Delectable Cherry Crumble

2 pounds frozen pitted cherries, thawed (not drained), or fresh cherries

3 tablespoons freshly squeezed lemon juice

2 tablespoons honey

For The Crumble

3/4 cup cassava flour

3/4 tiger nut flour

1/3 cup coconut flour

1/2 cup granulated date sugar or coconut sugar

1/2 cup melted palm shortening

1/4 cup unsweetened applesauce

Coconut Whipped Cream or coconut ice cream (optional)

1. Place the oven rack in the middle position and preheat oven to 350 F (175 C).

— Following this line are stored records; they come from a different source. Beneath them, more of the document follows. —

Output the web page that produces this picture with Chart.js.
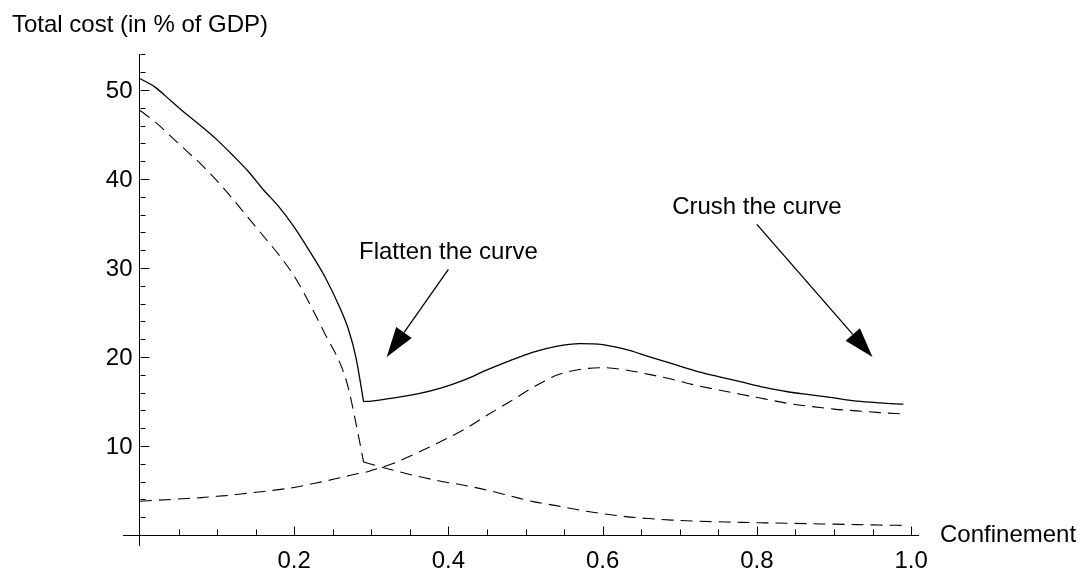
<!DOCTYPE html>
<html>
<head>
<meta charset="utf-8">
<script src="https://cdn.jsdelivr.net/npm/chart.js@4.4.0/dist/chart.umd.min.js"></script>
<style>
  html, body { margin: 0; padding: 0; background: #fff; }
  #wrap { width: 1084px; height: 575px; }
</style>
</head>
<body>
<div id="wrap"><canvas id="costChart"></canvas></div>
<script>
// Values
const confinement = [0, 0.02, 0.04, 0.06, 0.08, 0.10, 0.12, 0.14, 0.16, 0.18, 0.20, 0.22, 0.24, 0.26, 0.27, 0.28, 0.29,
  0.30, 0.33, 0.36, 0.39, 0.42, 0.45, 0.48, 0.51, 0.54, 0.57, 0.60, 0.63, 0.66, 0.69, 0.72, 0.75, 0.78, 0.81, 0.84, 0.87, 0.90, 0.93, 0.96, 0.99];

const totalCost = [51.3, 50.3, 48.8, 47.3, 45.9, 44.4, 42.7, 40.9, 38.8, 36.9, 34.6, 31.9, 29.0, 25.4, 23.2, 20.0, 15.0,
  15.05, 15.4, 15.85, 16.5, 17.4, 18.55, 19.6, 20.55, 21.2, 21.5, 21.4, 20.85, 20.05, 19.25, 18.45, 17.8, 17.2, 16.6, 16.1, 15.75, 15.4, 15.05, 14.85, 14.7];

const healthCost = [47.7, 46.4, 44.8, 43.2, 41.6, 39.8, 37.8, 35.7, 33.6, 31.5, 29.1, 26.0, 22.6, 19.2, 16.6, 12.6, 8.2,
  7.95, 7.25, 6.6, 6.05, 5.6, 5.05, 4.4, 3.75, 3.3, 2.8, 2.4, 2.07, 1.85, 1.68, 1.56, 1.49, 1.42, 1.37, 1.32, 1.27, 1.22, 1.17, 1.12, 1.08];

const economicCost = [3.8, 3.9, 4.0, 4.1, 4.2, 4.35, 4.5, 4.7, 4.9, 5.1, 5.35, 5.7, 6.05, 6.45, 6.65, 6.85, 7.0,
  7.25, 8.1, 9.25, 10.5, 11.85, 13.45, 15.0, 16.6, 17.95, 18.6, 18.8, 18.55, 18.05, 17.5, 16.85, 16.3, 15.8, 15.3, 14.8, 14.45, 14.15, 13.95, 13.75, 13.6];

const xTickLabels = [0.2, 0.4, 0.6, 0.8, 1.0];
const yTickLabels = [10, 20, 30, 40, 50];

const notes = [
  { text: "Flatten the curve", from: [0.40, 29.85], to: [0.32, 20.0] },
  { text: "Crush the curve", from: [0.80, 34.9], to: [0.95, 20.0] }
];

const kink = confinement.indexOf(0.29); // where the curves break

const FONT = '"Liberation Sans", Arial, sans-serif';

function pts(values, from = 0, to = confinement.length) {
  return confinement.slice(from, to).map((c, i) => ({ x: c, y: values[from + i] }));
}

// inward tick marks, tick labels and axis titles
const axisDecor = {
  id: "axisDecor",
  afterDraw(chart) {
    const { ctx, scales: { x, y } } = chart;
    const x0 = Math.round(x.getPixelForValue(0)) + 0.5;
    const y0 = Math.round(y.getPixelForValue(0)) + 0.5;
    ctx.save();
    ctx.strokeStyle = "#000";
    ctx.lineWidth = 1;
    ctx.beginPath();
    for (let i = 1; i <= 20; i++) {
      const px = Math.round(x.getPixelForValue(i * 0.05)) + 0.5;
      const len = i % 4 === 0 ? 9 : 6;
      ctx.moveTo(px, y0);
      ctx.lineTo(px, y0 - len);
    }
    for (let v = 2; v <= 54; v += 2) {
      const py = Math.round(y.getPixelForValue(v)) + 0.5;
      const len = v % 10 === 0 ? 9 : 5;
      ctx.moveTo(x0, py);
      ctx.lineTo(x0 + len, py);
    }
    ctx.stroke();

    ctx.fillStyle = "#000";
    ctx.font = "24px " + FONT;

    ctx.textAlign = "center";
    ctx.textBaseline = "alphabetic";
    xTickLabels.forEach(v => ctx.fillText(v.toFixed(1), x.getPixelForValue(v), y0 + 32));

    ctx.textAlign = "right";
    ctx.textBaseline = "middle";
    yTickLabels.forEach(v => ctx.fillText(String(v), x0 - 8, y.getPixelForValue(v) + 1));

    ctx.textAlign = "left";
    ctx.textBaseline = "alphabetic";
    ctx.fillText("Total cost (in % of GDP)", 12, 32);
    ctx.textBaseline = "middle";
    ctx.fillText("Confinement", chart.chartArea.right + 22, y0);
    ctx.restore();
  }
};

// text labels with filled arrows
const arrowNotes = {
  id: "arrowNotes",
  afterDraw(chart) {
    const { ctx, scales: { x, y } } = chart;
    ctx.save();
    ctx.fillStyle = "#000";
    ctx.strokeStyle = "#000";
    ctx.lineWidth = 1.3;
    ctx.font = "24px " + FONT;
    ctx.textAlign = "center";
    ctx.textBaseline = "alphabetic";
    notes.forEach(n => {
      const fx = x.getPixelForValue(n.from[0]), fy = y.getPixelForValue(n.from[1]);
      const tx = x.getPixelForValue(n.to[0]), ty = y.getPixelForValue(n.to[1]);
      ctx.fillText(n.text, fx, fy - 10);
      const ang = Math.atan2(ty - fy, tx - fx);
      const headLen = 30, half = 9.5;
      const bx = tx - headLen * Math.cos(ang), by = ty - headLen * Math.sin(ang);
      ctx.beginPath();
      ctx.moveTo(fx, fy);
      ctx.lineTo(bx, by);
      ctx.stroke();
      ctx.beginPath();
      ctx.moveTo(tx, ty);
      ctx.lineTo(bx + half * Math.sin(ang), by - half * Math.cos(ang));
      ctx.lineTo(bx - half * Math.sin(ang), by + half * Math.cos(ang));
      ctx.closePath();
      ctx.fill();
    });
    ctx.restore();
  }
};

const solid = { borderColor: "#000", borderWidth: 1.3 };
const dashed = { borderColor: "#000", borderWidth: 1.1, borderDash: [12, 7] };

new Chart(document.getElementById("costChart"), {
  type: "line",
  data: {
    datasets: [
      { label: "Total", data: pts(totalCost, 0, kink + 1), ...solid },
      { label: "Total", data: pts(totalCost, kink), ...solid },
      { label: "Health", data: pts(healthCost, 0, kink + 1), ...dashed },
      { label: "Health", data: pts(healthCost, kink), ...dashed },
      { label: "Economic", data: pts(economicCost), ...dashed }
    ]
  },
  options: {
    responsive: true,
    maintainAspectRatio: false,
    animation: false,
    devicePixelRatio: 1,
    layout: { padding: { left: 123, right: 166, top: 54, bottom: 30 } },
    elements: { point: { radius: 0 }, line: { cubicInterpolationMode: "monotone", fill: false } },
    plugins: { legend: { display: false }, tooltip: { enabled: false } },
    scales: {
      x: {
        type: "linear",
        min: -0.022,
        max: 1.009,
        position: { y: 0 },
        grid: { display: false },
        border: { color: "#000", width: 1 },
        ticks: { display: false }
      },
      y: {
        type: "linear",
        min: -1.12,
        max: 54.05,
        position: { x: 0 },
        grid: { display: false },
        border: { color: "#000", width: 1 },
        ticks: { display: false }
      }
    }
  },
  plugins: [axisDecor, arrowNotes]
});
</script>
</body>
</html>
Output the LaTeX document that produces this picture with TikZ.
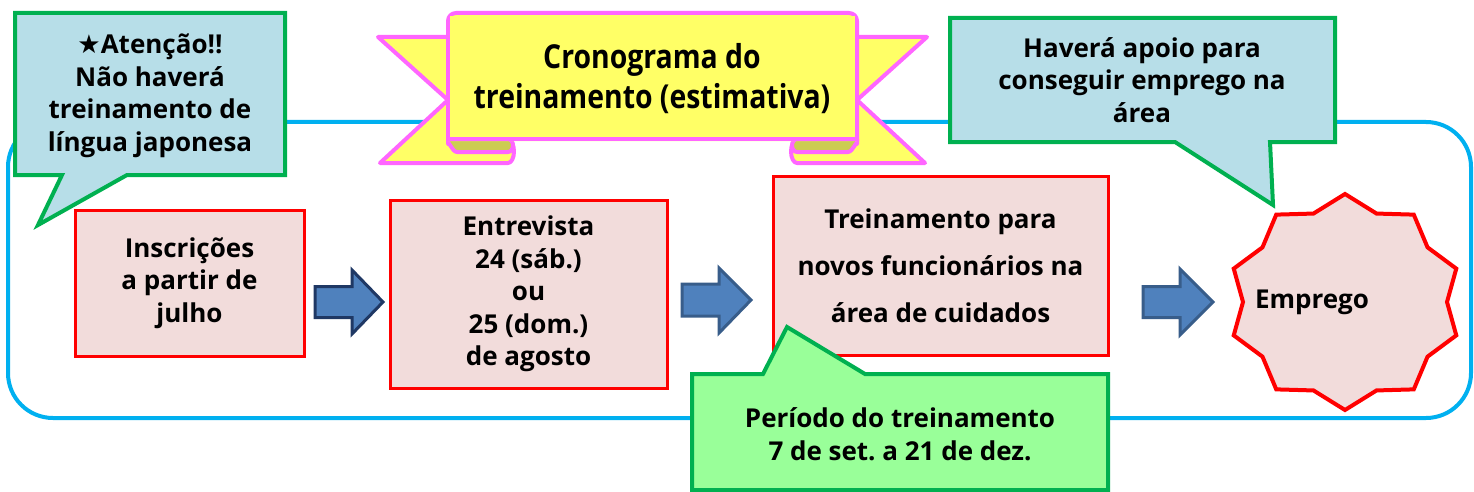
\documentclass[tikz,border=0pt]{standalone}
\usepackage{fontspec}
\setmainfont{Open Sans}
\newfontfamily\bannerfont[FakeStretch=0.86]{Open Sans}
\newfontfamily\symfont{DejaVu Sans}
\frenchspacing
\definecolor{framecyan}{RGB}{0,176,240}
\definecolor{calloutblue}{RGB}{183,222,232}
\definecolor{calloutgreen}{RGB}{0,176,80}
\definecolor{lightgreen}{RGB}{153,255,153}
\definecolor{boxfill}{RGB}{242,220,219}
\definecolor{boxred}{RGB}{255,0,0}
\definecolor{arrowfill}{RGB}{79,129,189}
\definecolor{arrowline}{RGB}{56,93,138}
\definecolor{arrowdark}{RGB}{31,56,100}
\definecolor{ribbonpink}{RGB}{255,102,255}
\definecolor{ribbonyellow}{RGB}{255,255,102}
\definecolor{ribbonolive}{RGB}{204,204,82}
\tikzset{
  frame/.style={draw=framecyan, line width=4pt, rounded corners=45pt},
  callout/.style={draw=calloutgreen, line width=4pt, line join=miter},
  redbox/.style={draw=boxred, fill=boxfill, line width=3pt, inner sep=0pt},
  txt/.style={align=center, font=\fontsize{26}{32.5}\selectfont\bfseries\frenchspacing, inner sep=0pt},
  ribbon/.style={draw=ribbonpink, fill=ribbonyellow, line width=4pt, line join=round},
  blockarrow/.style={fill=arrowfill, draw=arrowline, line width=3pt, line join=miter},
}
\begin{document}
\begin{tikzpicture}[x=1pt,y=-1pt]
\useasboundingbox (0,0) rectangle (1474,492);
\fill[white] (0,0) rectangle (1474,492);

% outer frame
\draw[frame] (8,122) rectangle (1471,418);

% ribbon: left wing
\draw[ribbon] (378,37) -- (470,37) -- (470,140) -- (508,140)
  arc[start angle=-90, end angle=90, x radius=6, y radius=11.5]
  -- (380,163) -- (448,100) -- cycle;
% ribbon: right wing
\draw[ribbon] (927,37) -- (835,37) -- (835,140) -- (797,140)
  arc[start angle=270, end angle=90, x radius=6, y radius=11.5]
  -- (925,163) -- (857,100) -- cycle;
% olive backs of the curls
\draw[ribbon, fill=ribbonolive] (448,139) -- (508,139)
  arc[start angle=-90, end angle=90, x radius=5, y radius=6.5]
  -- (457,152) to[out=180, in=90] (448,144) -- cycle;
\draw[ribbon, fill=ribbonolive] (857,139) -- (797,139)
  arc[start angle=270, end angle=90, x radius=5, y radius=6.5]
  -- (848,152) to[out=0, in=90] (857,144) -- cycle;
% ribbon body
\draw[ribbon, rounded corners=8pt] (448,141) -- (448,13) -- (857,13) -- (857,141);
\fill[ribbonyellow] (450,16) rectangle (855,137);
\draw[ribbonpink, line width=4pt] (448,139) -- (857,139);
\node[align=center, inner sep=0pt, font=\fontsize{33}{40}\bannerfont\bfseries] (title) at (652,79)
  {Cronograma do\\treinamento (estimativa)};

% left callout
\draw[callout, fill=calloutblue] (15,13) -- (285,13) -- (285,175) -- (127,175)
  -- (38,225) -- (62,175) -- (15,175) -- cycle;
\node[txt] (note1) at (150,96) {{\symfont ★}Atenção!!\\Não haverá\\treinamento de\\língua japonesa};

% right callout
\draw[callout, fill=calloutblue] (950,18) -- (1335,18) -- (1335,142) -- (1270,142)
  -- (1273,205) -- (1175,142) -- (950,142) -- cycle;
\node[txt] (note2) at (1142,80) {Haverá apoio para\\conseguir emprego na\\área};

% process boxes
\node[redbox, minimum width=229pt, minimum height=146pt] (b1) at (189.5,283) {};
\node[txt] (t1) at (b1.center) {Inscrições\\a partir de\\julho};
\node[redbox, minimum width=277pt, minimum height=188pt] (b2) at (528.5,294) {};
\node[txt] (t2) at (b2.center) {Entrevista\\24 (sáb.)\\ou\\25 (dom.)\\de agosto};
\node[redbox, minimum width=335pt, minimum height=179pt] (b3) at (940.5,265.5) {};
\node[txt, font=\fontsize{26}{47}\selectfont\bfseries] (t3) at (b3.center)
  {Treinamento para\\novos funcionários na\\área de cuidados};

% block arrows
\draw[blockarrow, draw=arrowdark, shift={(315,302)}] (0,-15.5) -- (37,-15.5) -- (37,-32) -- (68,0)
  -- (37,32) -- (37,15.5) -- (0,15.5) -- cycle;
\draw[blockarrow, shift={(682,300)}] (0,-16) -- (37,-16) -- (37,-32) -- (69,0)
  -- (37,33) -- (37,16) -- (0,16) -- cycle;
\draw[blockarrow, shift={(1143,302)}] (0,-15.5) -- (37,-15.5) -- (37,-33) -- (70,0)
  -- (37,33) -- (37,15.5) -- (0,15.5) -- cycle;

% star
\draw[redbox, line width=4pt, line join=miter, shift={(1345,302)}]
  (90:117 and 108) -- (72:102 and 93) -- (54:117 and 108) -- (36:102 and 93)
  -- (18:117 and 108) -- (0:102 and 93) -- (-18:117 and 108) -- (-36:102 and 93)
  -- (-54:117 and 108) -- (-72:102 and 93) -- (-90:117 and 108) -- (-108:102 and 93)
  -- (-126:117 and 108) -- (-144:102 and 93) -- (-162:117 and 108) -- (-180:102 and 93)
  -- (-198:117 and 108) -- (-216:102 and 93) -- (-234:117 and 108) -- (-252:102 and 93) -- cycle;
\node[txt] (emp) at (1312,302) {Emprego};

% bottom callout
\draw[callout, fill=lightgreen] (692,374) -- (763,374) -- (787,327) -- (865,374)
  -- (1108,374) -- (1108,490) -- (692,490) -- cycle;
\node[txt] (note3) at (900,434) {Período do treinamento\\7 de set. a 21 de dez.};
\end{tikzpicture}
\end{document}
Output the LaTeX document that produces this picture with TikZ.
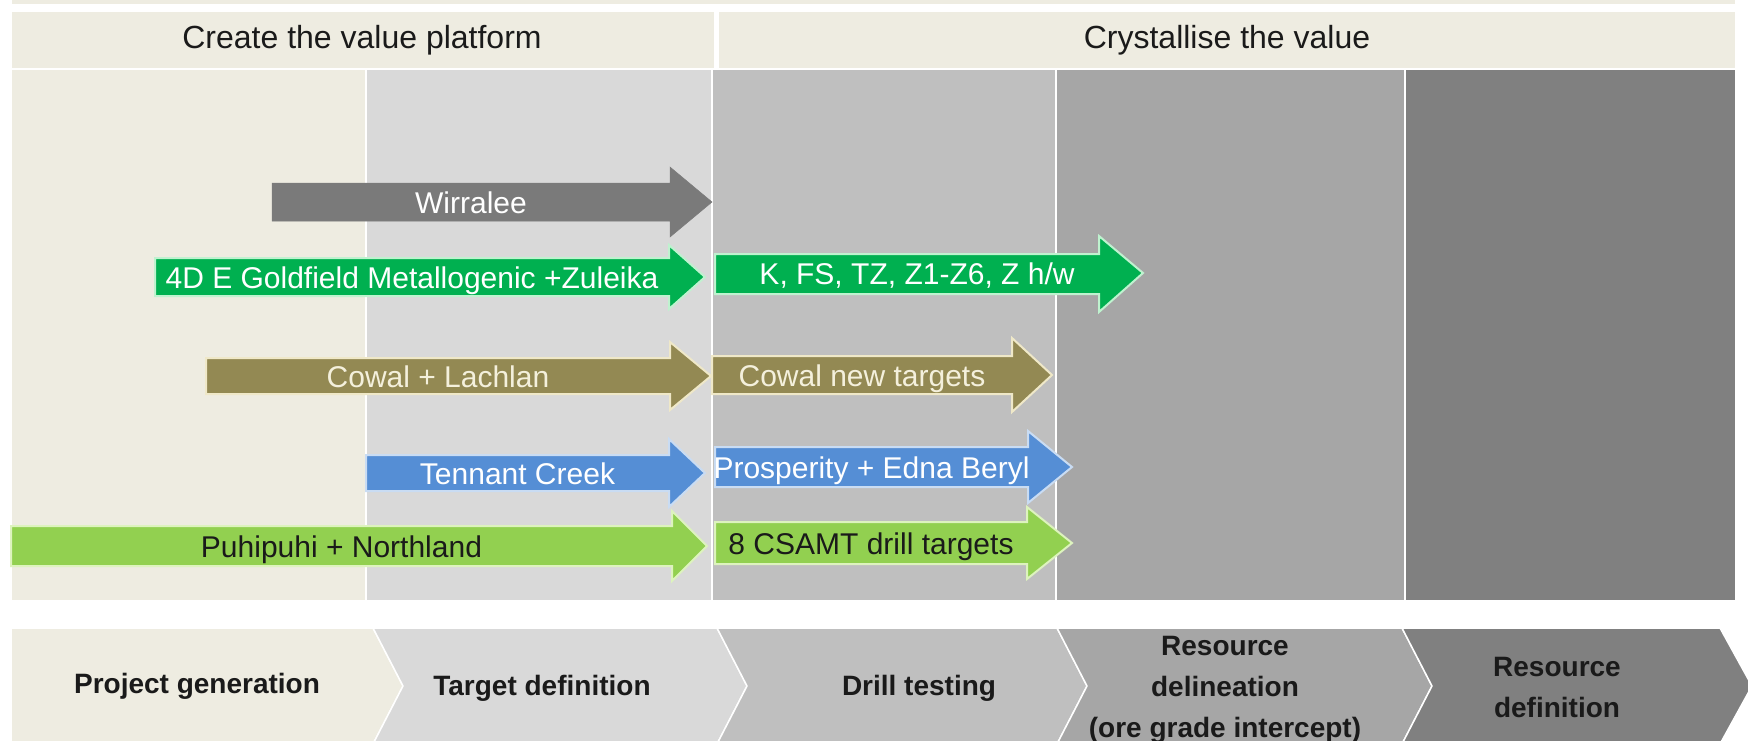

2. To make the filling: Combine the cherries, lemon juice, and honey in a saucepan. Bring to a boil over a high heat. Reduce the heat to medium and simmer, partially covered and stirring regularly, for about 20 minutes, until the fruit is tender. Keep an eye on it so the fruit doesn’t boil over. Transfer the fruit filling to the bottom of an 8 x 11 inch glass baking dish.

3. To make the crumble: Combine the cassava flour, tiger nut flour, coconut flour, date sugar, palm shortening and applesauce in a bowl. Mix with a spatula until you obtain a dry a crumbly dough. Crumble the dough over the fruit filling.

4. Bake for 30 minutes, or until the crust turns golden brown.

*Serve hot as is or with a generous dollop of Coconut Whipped Cream or coconut ice cream. It can also be served cold.